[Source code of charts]
***

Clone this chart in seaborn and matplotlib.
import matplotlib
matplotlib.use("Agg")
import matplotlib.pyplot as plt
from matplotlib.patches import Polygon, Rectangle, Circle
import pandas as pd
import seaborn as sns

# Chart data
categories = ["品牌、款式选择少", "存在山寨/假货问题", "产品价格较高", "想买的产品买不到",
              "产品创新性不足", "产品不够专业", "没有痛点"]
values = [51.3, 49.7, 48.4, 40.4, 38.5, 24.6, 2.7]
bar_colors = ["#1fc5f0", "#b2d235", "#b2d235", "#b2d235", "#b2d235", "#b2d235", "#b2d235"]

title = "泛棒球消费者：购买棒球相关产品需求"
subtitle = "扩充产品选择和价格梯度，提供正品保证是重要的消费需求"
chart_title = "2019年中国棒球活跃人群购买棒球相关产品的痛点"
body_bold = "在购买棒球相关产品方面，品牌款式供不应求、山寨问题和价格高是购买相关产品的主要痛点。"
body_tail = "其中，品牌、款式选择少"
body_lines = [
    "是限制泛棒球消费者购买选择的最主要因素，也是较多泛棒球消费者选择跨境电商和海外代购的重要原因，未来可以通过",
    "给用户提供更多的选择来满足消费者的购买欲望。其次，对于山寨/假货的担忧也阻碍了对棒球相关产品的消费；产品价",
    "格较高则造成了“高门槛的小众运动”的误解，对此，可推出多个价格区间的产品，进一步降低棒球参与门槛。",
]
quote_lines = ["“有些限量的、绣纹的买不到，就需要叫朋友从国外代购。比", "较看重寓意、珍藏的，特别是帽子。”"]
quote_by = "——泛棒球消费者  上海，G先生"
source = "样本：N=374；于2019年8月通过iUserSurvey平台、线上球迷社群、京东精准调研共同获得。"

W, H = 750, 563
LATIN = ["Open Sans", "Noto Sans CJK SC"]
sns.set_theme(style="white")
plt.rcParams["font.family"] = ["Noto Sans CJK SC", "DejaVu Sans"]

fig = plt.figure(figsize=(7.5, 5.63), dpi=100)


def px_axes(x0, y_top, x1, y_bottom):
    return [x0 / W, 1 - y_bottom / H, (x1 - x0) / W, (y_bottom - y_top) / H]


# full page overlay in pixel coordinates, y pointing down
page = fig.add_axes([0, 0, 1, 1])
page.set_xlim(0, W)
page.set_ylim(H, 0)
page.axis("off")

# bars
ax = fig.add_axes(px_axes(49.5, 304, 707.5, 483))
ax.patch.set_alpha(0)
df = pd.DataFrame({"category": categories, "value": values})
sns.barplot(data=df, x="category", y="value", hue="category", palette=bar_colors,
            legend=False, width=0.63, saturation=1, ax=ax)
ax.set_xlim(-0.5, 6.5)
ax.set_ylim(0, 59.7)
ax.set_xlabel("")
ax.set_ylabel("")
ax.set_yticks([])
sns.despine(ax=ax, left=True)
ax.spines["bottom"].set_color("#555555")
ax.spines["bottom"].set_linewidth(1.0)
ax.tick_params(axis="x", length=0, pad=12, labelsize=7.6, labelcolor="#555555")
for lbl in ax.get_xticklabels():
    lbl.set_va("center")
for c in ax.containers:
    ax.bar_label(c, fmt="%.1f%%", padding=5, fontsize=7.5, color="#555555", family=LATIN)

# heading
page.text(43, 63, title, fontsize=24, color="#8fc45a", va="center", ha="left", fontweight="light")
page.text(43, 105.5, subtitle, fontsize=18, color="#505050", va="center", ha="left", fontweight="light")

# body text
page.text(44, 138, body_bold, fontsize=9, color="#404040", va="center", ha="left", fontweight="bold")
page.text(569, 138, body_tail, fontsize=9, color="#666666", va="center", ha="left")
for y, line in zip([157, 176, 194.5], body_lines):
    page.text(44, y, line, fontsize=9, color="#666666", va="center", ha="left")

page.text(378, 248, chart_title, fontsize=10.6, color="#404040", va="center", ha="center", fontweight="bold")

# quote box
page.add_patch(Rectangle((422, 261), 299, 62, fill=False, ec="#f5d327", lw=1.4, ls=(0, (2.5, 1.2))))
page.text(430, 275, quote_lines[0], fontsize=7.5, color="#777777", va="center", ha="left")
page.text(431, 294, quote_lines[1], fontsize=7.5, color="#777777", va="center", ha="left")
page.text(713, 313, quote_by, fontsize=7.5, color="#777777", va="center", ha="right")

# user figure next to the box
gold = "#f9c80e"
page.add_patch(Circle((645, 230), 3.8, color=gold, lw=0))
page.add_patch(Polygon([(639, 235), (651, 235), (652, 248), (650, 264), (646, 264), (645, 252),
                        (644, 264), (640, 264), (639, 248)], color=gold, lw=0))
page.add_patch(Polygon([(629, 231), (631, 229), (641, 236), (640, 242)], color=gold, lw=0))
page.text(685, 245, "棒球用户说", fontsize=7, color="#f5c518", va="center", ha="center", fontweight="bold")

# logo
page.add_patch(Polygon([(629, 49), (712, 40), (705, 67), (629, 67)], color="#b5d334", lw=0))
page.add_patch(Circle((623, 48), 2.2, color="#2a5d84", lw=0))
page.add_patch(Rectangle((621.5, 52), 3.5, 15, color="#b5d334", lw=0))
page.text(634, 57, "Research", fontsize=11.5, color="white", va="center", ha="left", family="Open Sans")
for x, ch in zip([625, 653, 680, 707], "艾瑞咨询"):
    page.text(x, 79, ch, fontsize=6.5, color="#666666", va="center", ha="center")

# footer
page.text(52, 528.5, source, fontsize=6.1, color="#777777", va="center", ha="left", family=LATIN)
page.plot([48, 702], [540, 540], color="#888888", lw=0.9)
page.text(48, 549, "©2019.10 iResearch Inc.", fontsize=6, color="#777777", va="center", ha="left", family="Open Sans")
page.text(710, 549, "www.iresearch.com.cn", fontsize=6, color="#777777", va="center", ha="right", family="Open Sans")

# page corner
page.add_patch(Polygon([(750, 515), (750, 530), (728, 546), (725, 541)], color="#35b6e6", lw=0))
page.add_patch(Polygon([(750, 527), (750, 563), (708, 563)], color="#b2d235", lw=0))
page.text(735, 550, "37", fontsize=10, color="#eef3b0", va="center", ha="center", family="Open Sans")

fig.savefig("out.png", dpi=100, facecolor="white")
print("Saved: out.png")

***

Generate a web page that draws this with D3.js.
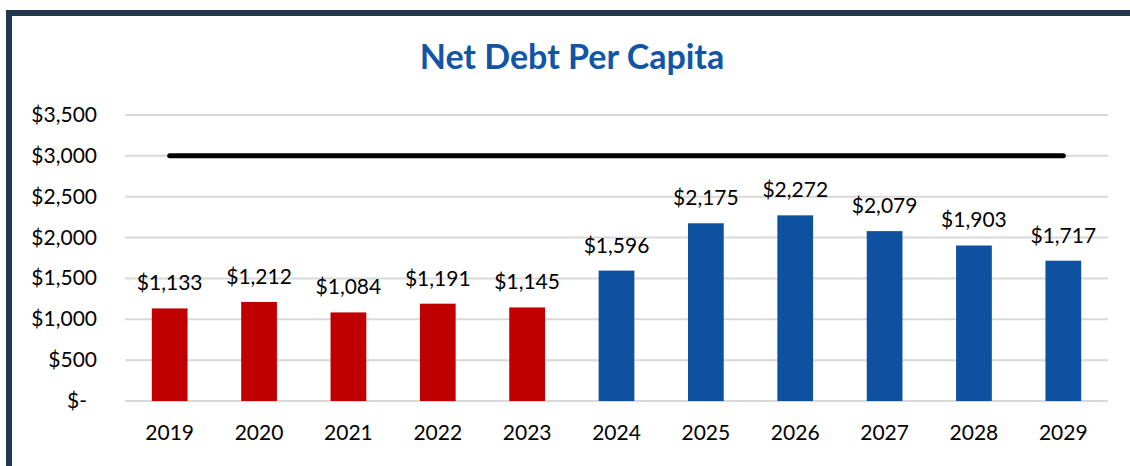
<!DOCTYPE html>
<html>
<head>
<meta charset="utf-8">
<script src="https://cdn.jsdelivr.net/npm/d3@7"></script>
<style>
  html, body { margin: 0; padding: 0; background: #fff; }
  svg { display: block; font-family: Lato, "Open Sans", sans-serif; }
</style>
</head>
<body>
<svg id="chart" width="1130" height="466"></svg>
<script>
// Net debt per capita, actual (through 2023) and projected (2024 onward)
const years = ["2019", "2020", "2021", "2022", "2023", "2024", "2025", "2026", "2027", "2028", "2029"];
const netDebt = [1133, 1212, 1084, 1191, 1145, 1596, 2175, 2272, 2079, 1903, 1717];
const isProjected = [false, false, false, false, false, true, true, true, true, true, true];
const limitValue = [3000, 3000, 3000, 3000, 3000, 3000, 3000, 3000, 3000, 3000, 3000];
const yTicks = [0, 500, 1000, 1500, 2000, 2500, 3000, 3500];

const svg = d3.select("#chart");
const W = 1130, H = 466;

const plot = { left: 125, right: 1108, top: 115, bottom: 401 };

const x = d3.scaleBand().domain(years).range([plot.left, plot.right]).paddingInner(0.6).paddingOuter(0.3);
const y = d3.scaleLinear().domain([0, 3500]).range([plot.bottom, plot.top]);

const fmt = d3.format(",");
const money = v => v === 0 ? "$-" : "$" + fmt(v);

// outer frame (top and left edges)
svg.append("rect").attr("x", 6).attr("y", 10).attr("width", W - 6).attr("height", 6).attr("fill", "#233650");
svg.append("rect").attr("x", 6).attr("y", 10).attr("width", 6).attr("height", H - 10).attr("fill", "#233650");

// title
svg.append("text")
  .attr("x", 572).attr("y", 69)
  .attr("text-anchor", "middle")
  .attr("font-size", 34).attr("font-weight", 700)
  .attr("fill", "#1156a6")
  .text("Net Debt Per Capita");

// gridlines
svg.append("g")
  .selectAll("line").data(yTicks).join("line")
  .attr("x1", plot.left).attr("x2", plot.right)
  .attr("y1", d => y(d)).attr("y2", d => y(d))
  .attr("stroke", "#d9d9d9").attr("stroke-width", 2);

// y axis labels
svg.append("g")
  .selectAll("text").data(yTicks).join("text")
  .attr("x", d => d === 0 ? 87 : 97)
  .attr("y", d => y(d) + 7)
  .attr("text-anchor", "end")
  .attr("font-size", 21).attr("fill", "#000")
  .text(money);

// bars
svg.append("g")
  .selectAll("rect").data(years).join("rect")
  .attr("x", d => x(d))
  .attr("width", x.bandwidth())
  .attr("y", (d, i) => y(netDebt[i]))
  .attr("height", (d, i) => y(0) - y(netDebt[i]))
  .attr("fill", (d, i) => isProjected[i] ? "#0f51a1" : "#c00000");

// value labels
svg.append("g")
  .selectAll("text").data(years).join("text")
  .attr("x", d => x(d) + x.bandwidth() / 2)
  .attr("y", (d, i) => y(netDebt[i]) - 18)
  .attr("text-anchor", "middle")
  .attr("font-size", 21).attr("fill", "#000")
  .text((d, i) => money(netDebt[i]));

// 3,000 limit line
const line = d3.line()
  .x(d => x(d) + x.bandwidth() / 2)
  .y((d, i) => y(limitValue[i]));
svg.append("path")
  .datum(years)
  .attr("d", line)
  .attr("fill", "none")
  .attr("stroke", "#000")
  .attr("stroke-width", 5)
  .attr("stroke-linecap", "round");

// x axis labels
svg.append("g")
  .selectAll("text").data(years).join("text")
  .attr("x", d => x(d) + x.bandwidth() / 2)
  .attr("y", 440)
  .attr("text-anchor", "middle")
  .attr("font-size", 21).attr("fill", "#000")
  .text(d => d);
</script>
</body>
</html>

***

▶ [Written request]
Exactly reproduce the stretch from the line with "Clone this chart in seaborn and matplotlib." through the line with "fig = plt.figure(figsize=(7.5, 5.63), dpi=100)", including both ends and nothing else.

▶ [Task answer]
Clone this chart in seaborn and matplotlib.
import matplotlib
matplotlib.use("Agg")
import matplotlib.pyplot as plt
from matplotlib.patches import Polygon, Rectangle, Circle
import pandas as pd
import seaborn as sns

# Chart data
categories = ["品牌、款式选择少", "存在山寨/假货问题", "产品价格较高", "想买的产品买不到",
              "产品创新性不足", "产品不够专业", "没有痛点"]
values = [51.3, 49.7, 48.4, 40.4, 38.5, 24.6, 2.7]
bar_colors = ["#1fc5f0", "#b2d235", "#b2d235", "#b2d235", "#b2d235", "#b2d235", "#b2d235"]

title = "泛棒球消费者：购买棒球相关产品需求"
subtitle = "扩充产品选择和价格梯度，提供正品保证是重要的消费需求"
chart_title = "2019年中国棒球活跃人群购买棒球相关产品的痛点"
body_bold = "在购买棒球相关产品方面，品牌款式供不应求、山寨问题和价格高是购买相关产品的主要痛点。"
body_tail = "其中，品牌、款式选择少"
body_lines = [
    "是限制泛棒球消费者购买选择的最主要因素，也是较多泛棒球消费者选择跨境电商和海外代购的重要原因，未来可以通过",
    "给用户提供更多的选择来满足消费者的购买欲望。其次，对于山寨/假货的担忧也阻碍了对棒球相关产品的消费；产品价",
    "格较高则造成了“高门槛的小众运动”的误解，对此，可推出多个价格区间的产品，进一步降低棒球参与门槛。",
]
quote_lines = ["“有些限量的、绣纹的买不到，就需要叫朋友从国外代购。比", "较看重寓意、珍藏的，特别是帽子。”"]
quote_by = "——泛棒球消费者  上海，G先生"
source = "样本：N=374；于2019年8月通过iUserSurvey平台、线上球迷社群、京东精准调研共同获得。"

W, H = 750, 563
LATIN = ["Open Sans", "Noto Sans CJK SC"]
sns.set_theme(style="white")
plt.rcParams["font.family"] = ["Noto Sans CJK SC", "DejaVu Sans"]

fig = plt.figure(figsize=(7.5, 5.63), dpi=100)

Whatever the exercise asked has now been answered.